What must be the world's most isolated kapa haka group has made its Ngati Porou founder, Corrall Jimba, a national celebrity in Japan.
Born in Gisborne, she met her seafarer husband, Tetsuya Jimba, in Christchurch and has lived for the past 16 years at the northernmost tip of the island of Honshu, at a fishing village called Oma.
At this time of year the temperature there is around minus 15 degrees and the snow can be up to 3m deep.
Even when the road is clear, it's a 2 1/2 hour drive to the prefectural, or district, capital, Aomori.
"I have to speak Japanese because nobody else speaks English," she says.

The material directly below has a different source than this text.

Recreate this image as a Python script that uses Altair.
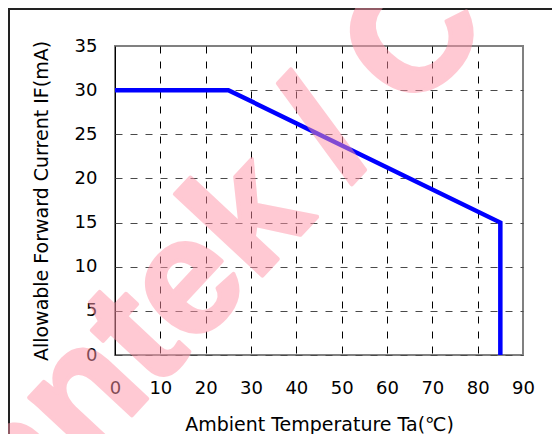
import altair as alt
import pandas as pd

# ---- data ----
temperature = [0, 25, 85, 85]
current = [30, 30, 15, 0]
x_ticks = [0, 10, 20, 30, 40, 50, 60, 70, 80, 90]
y_ticks = [0, 5, 10, 15, 20, 25, 30, 35]
x_title = "Ambient Temperature Ta(℃)"
y_title = "Allowable Forward Current IF(mA)"
watermark = ["antek / C"]

df = pd.DataFrame({"Ta": temperature, "IF": current, "idx": list(range(len(temperature)))})
wm = pd.DataFrame({"t": watermark})

W, H = 408, 309
FONT = "DejaVu Sans"

x_axis = alt.Axis(
    values=x_ticks, title=x_title, grid=True, ticks=False, domain=False,
    labelPadding=24, labelFontSize=18, labelFont=FONT, labelColor="#000", labelFlush=False,
    titleFont=FONT, titleFontSize=19, titleFontWeight="normal", titleColor="#000",
    titleX=204, titleY=75, titleAlign="center", titleBaseline="alphabetic",
    gridColor="#000", gridWidth=1,
    gridDash={"condition": {"test": "datum.value == 0", "value": []}, "value": [7, 8]},
    gridOpacity={"condition": {"test": "datum.value == 90", "value": 0}, "value": 1},
)
y_axis = alt.Axis(
    values=y_ticks, title=y_title, grid=True, ticks=False, domain=False,
    labelPadding=18, labelFontSize=18, labelFont=FONT, labelColor="#000", labelFlush=False,
    titleFont=FONT, titleFontSize=19, titleFontWeight="normal", titleColor="#000",
    titleX=-74, titleY=H / 2, titleAngle=270, titleAlign="center", titleBaseline="middle",
    gridColor="#4a4a4a", gridWidth=1, gridDash=[7, 8],
    gridOpacity={"condition": {"test": "datum.value == 35", "value": 0}, "value": 1},
)

line = alt.Chart(df).mark_line(color="#0000FF", strokeWidth=4.5, strokeJoin="miter", strokeCap="butt").encode(
    x=alt.X("Ta:Q", scale=alt.Scale(domain=[0, 90], nice=False, zero=False), axis=x_axis),
    y=alt.Y("IF:Q", scale=alt.Scale(domain=[0, 35], nice=False), axis=y_axis),
    order=alt.Order("idx:Q"),
)

frame_top = alt.Chart(wm).mark_rule(color="#222", strokeWidth=2).encode(
    x=alt.value(-110), x2=alt.value(W + 40), y=alt.value(-37)
)
frame_left = alt.Chart(wm).mark_rule(color="#222", strokeWidth=2).encode(
    x=alt.value(-106), y=alt.value(-40), y2=alt.value(H + 100)
)

mark_wm = alt.Chart(wm).mark_text(
    font="Liberation Sans", fontWeight="bold", fontSize=165, angle=313,
    align="left", baseline="alphabetic", fill="#FF94A8", opacity=0.5,
    stroke="#FF94A8", strokeWidth=4, strokeJoin="round",
).encode(x=alt.value(-92), y=alt.value(486), text="t:N")

chart = alt.layer(line, frame_top, frame_left, mark_wm).properties(
    width=W, height=H,
    background="white",
    autosize=alt.AutoSizeParams(type="none"),
    padding={"left": 107, "top": 38, "right": 29, "bottom": 79},
).configure_view(stroke="#808080", strokeWidth=2)

chart.save("out.html", embed_options={"renderer": "svg", "actions": False})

Yet in this remote place, Mrs Jimba has created a kapa haka group. Three years ago, she discovered 150 to 200 Polynesians were among about 10,000 Americans at an air base 2 1/2 hours south, at Misawa.

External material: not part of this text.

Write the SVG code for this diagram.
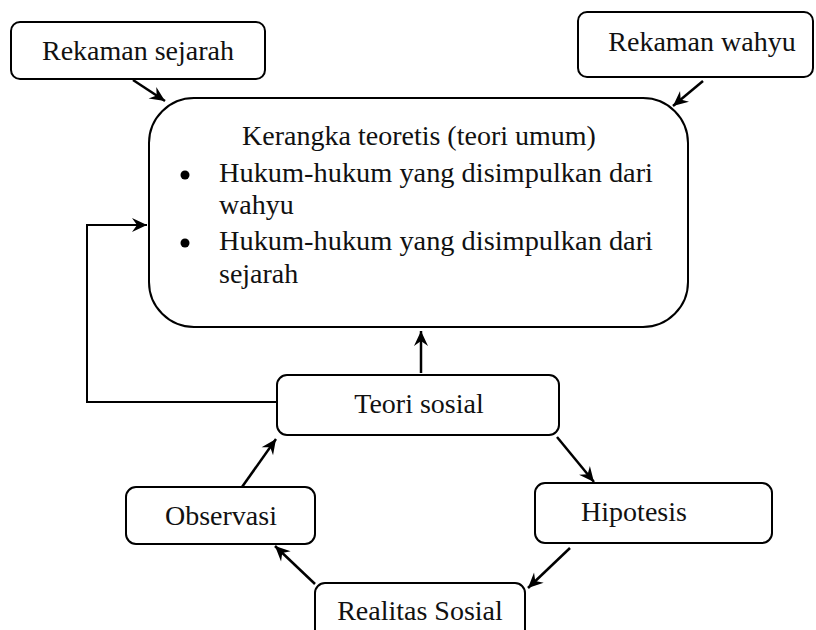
<svg xmlns="http://www.w3.org/2000/svg" width="816" height="630" viewBox="0 0 816 630">
<style>
.box{fill:#fff;stroke:#000;stroke-width:2}
.t{font-family:"Liberation Serif","Times New Roman",serif;font-size:28px;fill:#111}
.c{stroke:#000;stroke-width:2.5;fill:none}
.f{stroke:#000;stroke-width:2;fill:none}
</style>
<defs>
<marker id="ah" viewBox="0 0 10 10" refX="9" refY="5" markerWidth="6" markerHeight="6" orient="auto" markerUnits="userSpaceOnUse" style="overflow:visible">
<path d="M0,0 L10,5 L0,10 L3,5 Z" fill="#000" transform="scale(1.6) translate(-4,-2)"/>
</marker>
<marker id="a" viewBox="-16 -8 18 16" refX="0" refY="0" markerWidth="18" markerHeight="16" orient="auto" markerUnits="userSpaceOnUse">
<path d="M0,0 L-15,-7 L-10,0 L-15,7 Z" fill="#000"/>
</marker>
</defs>
<rect width="816" height="630" fill="#fff"/>
<g id="connectors">
<line class="c" x1="133" y1="80" x2="165" y2="101" marker-end="url(#a)"/>
<line class="c" x1="703" y1="81" x2="673" y2="106" marker-end="url(#a)"/>
<line class="c" x1="421" y1="373" x2="421" y2="331" marker-end="url(#a)"/>
<polyline class="f" points="277,402 87,402 87,225 147,225" marker-end="url(#a)"/>
<line class="c" x1="242" y1="487" x2="276" y2="439" marker-end="url(#a)"/>
<line class="c" x1="557" y1="437" x2="594" y2="482" marker-end="url(#a)"/>
<line class="c" x1="570" y1="548" x2="528" y2="588" marker-end="url(#a)"/>
<line class="c" x1="315" y1="584" x2="275" y2="546" marker-end="url(#a)"/>
</g>
<g id="rekaman-sejarah">
<rect class="box" x="11" y="22" width="254" height="57" rx="9"/>
<text class="t" x="138" y="60" text-anchor="middle">Rekaman sejarah</text>
</g>
<g id="rekaman-wahyu">
<rect class="box" x="578" y="12" width="235" height="65" rx="9"/>
<text class="t" x="702" y="51" text-anchor="middle">Rekaman wahyu</text>
</g>
<g id="kerangka">
<rect class="box" x="149" y="98" width="539" height="229" rx="45"/>
<text class="t" x="419" y="145" text-anchor="middle">Kerangka teoretis (teori umum)</text>
<circle cx="185" cy="175" r="4.5" fill="#000"/>
<text class="t" x="219" y="182" textLength="434" lengthAdjust="spacingAndGlyphs">Hukum-hukum yang disimpulkan dari</text>
<text class="t" x="219" y="214">wahyu</text>
<circle cx="185" cy="243" r="4.5" fill="#000"/>
<text class="t" x="219" y="250" textLength="434" lengthAdjust="spacingAndGlyphs">Hukum-hukum yang disimpulkan dari</text>
<text class="t" x="219" y="283">sejarah</text>
</g>
<g id="teori-sosial">
<rect class="box" x="277" y="375" width="282" height="60" rx="10"/>
<text class="t" x="419" y="413" text-anchor="middle">Teori sosial</text>
</g>
<g id="observasi">
<rect class="box" x="126" y="487" width="189" height="57" rx="10"/>
<text class="t" x="221" y="525" text-anchor="middle">Observasi</text>
</g>
<g id="hipotesis">
<rect class="box" x="535" y="483" width="237" height="60" rx="10"/>
<text class="t" x="634" y="521" text-anchor="middle">Hipotesis</text>
</g>
<g id="realitas-sosial">
<rect class="box" x="315" y="583" width="210" height="70" rx="10"/>
<text class="t" x="420" y="620" text-anchor="middle">Realitas Sosial</text>
</g>
</svg>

"There are a lot of Samoans, Hawaiians, Tongans, and I have even met up with a half-Maori/half-Samoan who was born in Texas," she says.

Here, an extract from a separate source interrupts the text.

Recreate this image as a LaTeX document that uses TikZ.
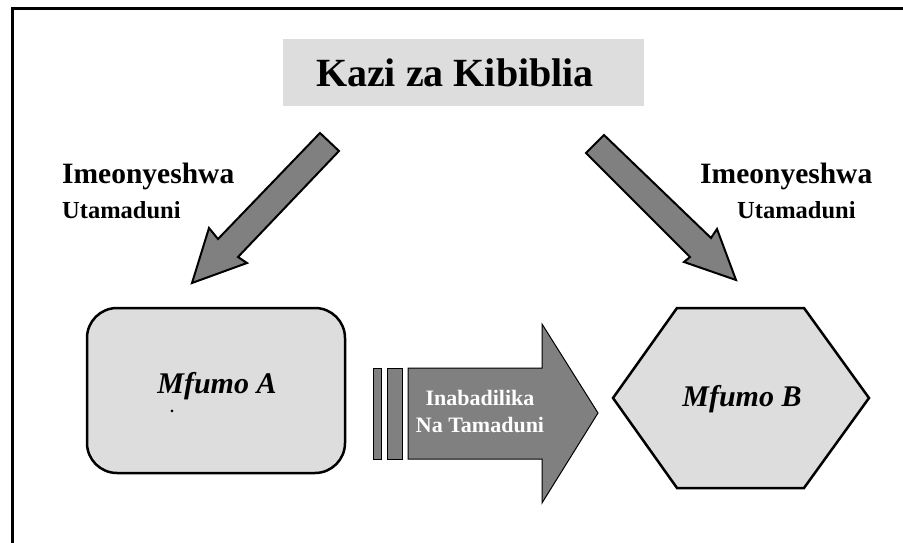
\documentclass[tikz,border=0pt]{standalone}
\usepackage{fontspec}
\setmainfont{Liberation Serif}
\usepackage{tikz}
\definecolor{paleGray}{HTML}{DDDDDD}
\definecolor{midGray}{HTML}{808080}

\begin{document}
\begin{tikzpicture}[x=1pt,y=-1pt,
    blockarrow/.style={fill=midGray,draw=black,line width=2pt,line join=miter},
    sysshape/.style={fill=paleGray,draw=black,line width=2.5pt},
    sysname/.style={anchor=base,inner sep=0pt,font=\fontsize{30}{31}\selectfont\bfseries\itshape},
    shownlabel/.style={anchor=base west,inner sep=0pt,font=\fontsize{29.5}{30}\selectfont\bfseries},
    culturelabel/.style={anchor=base west,inner sep=0pt,font=\fontsize{24.5}{26}\selectfont\bfseries}]
  \useasboundingbox (0,0) rectangle (903,543);
  \draw[line width=3pt] (12.5,543) -- (12.5,8.5) -- (903,8.5);
  % title
  \node[fill=paleGray,minimum width=361pt,minimum height=67pt,inner sep=0pt] (titlebox) at (463.5,72.5) {};
  \node[anchor=base,inner sep=0pt,font=\fontsize{40}{42}\selectfont\bfseries] (title) at (455,87) {Kazi za Kibiblia};
  % diagonal arrows
  \draw[blockarrow] (320,133) -- (218,239) -- (209,228) -- (192,283) -- (247,263) -- (238,257) -- (339,151) -- cycle;
  \draw[blockarrow] (604,135) -- (711,238) -- (717,229) -- (736,280) -- (684,262) -- (690,257) -- (586,153) -- cycle;
  \node[shownlabel] (shownA) at (62,183) {Imeonyeshwa};
  \node[culturelabel] (cultA) at (62,218) {Utamaduni};
  \node[shownlabel] (shownB) at (700,183) {Imeonyeshwa};
  \node[culturelabel] (cultB) at (737,218) {Utamaduni};
  % systems
  \node[sysshape,rounded corners=30pt,minimum width=258pt,minimum height=165pt] (mfA) at (216,390.5) {};
  \node[sysname] (mfAname) at (217,393) {Mfumo A};
  \node[anchor=base,inner sep=0pt,font=\fontsize{16}{16}\selectfont\bfseries] (dotA) at (172,412) {.};
  \draw[sysshape] (613,398) -- (677,308) -- (804,308) -- (869,398) -- (804,488) -- (677,488) -- cycle;
  \node[sysname] (mfBname) at (742,406) {Mfumo B};
  % change arrow
  \draw[fill=midGray,draw=black,line width=1pt] (373,368) rectangle (381,459);
  \draw[fill=midGray,draw=black,line width=1pt] (387,368) rectangle (402,459);
  \draw[fill=midGray,draw=black,line width=1pt] (408,368) -- (542,368) -- (542,324) -- (598,413) -- (542,503) -- (542,459) -- (408,459) -- cycle;
  \node[align=center,text=white,inner sep=0pt,font=\fontsize{22}{27}\selectfont\bfseries] (change) at (480,411) {Inabadilika\\Na Tamaduni};
\end{tikzpicture}
\end{document}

"They all have the Polynesian feeling. I have got a dance group together so they do gigs at restaurants and hotels. We do kapa haka."
From this beginning, Mrs Jimba has organised "Aotearoa Day" festivals at community centres and schools all over Japan, using the 371 New Zealanders on the Japan Exchange and Teaching (JET) programme and hundreds of other Kiwis teaching English.
"There are a lot of Maori over here. In our group alone we have 70 to 100 Maori that we know of," she says ... "We just get on the e-mail and we all hook up."
Her work attracted the attention of the prefectural government in Aomori, which now pays for her to encourage "international relations" between Japanese and foreigners.
She has been on national television several times and is now so well-known that visitors to Oma seek out her home-delivery pizza business, which she runs from her house, "just to say they bought a pizza from me".
Mrs Jimba's daughters, Asuka and Erina, who were born 11 months apart in 1989, speak English as well as Japanese. Mrs Jimba has also been teaching them Maori from a textbook "written by a few of my friends".
Mrs Jimba is one of an estimated 500,000 people born in New Zealand who now live overseas. Asuka and Erina are two of 300,000 children born overseas with at least one NZ-born parent.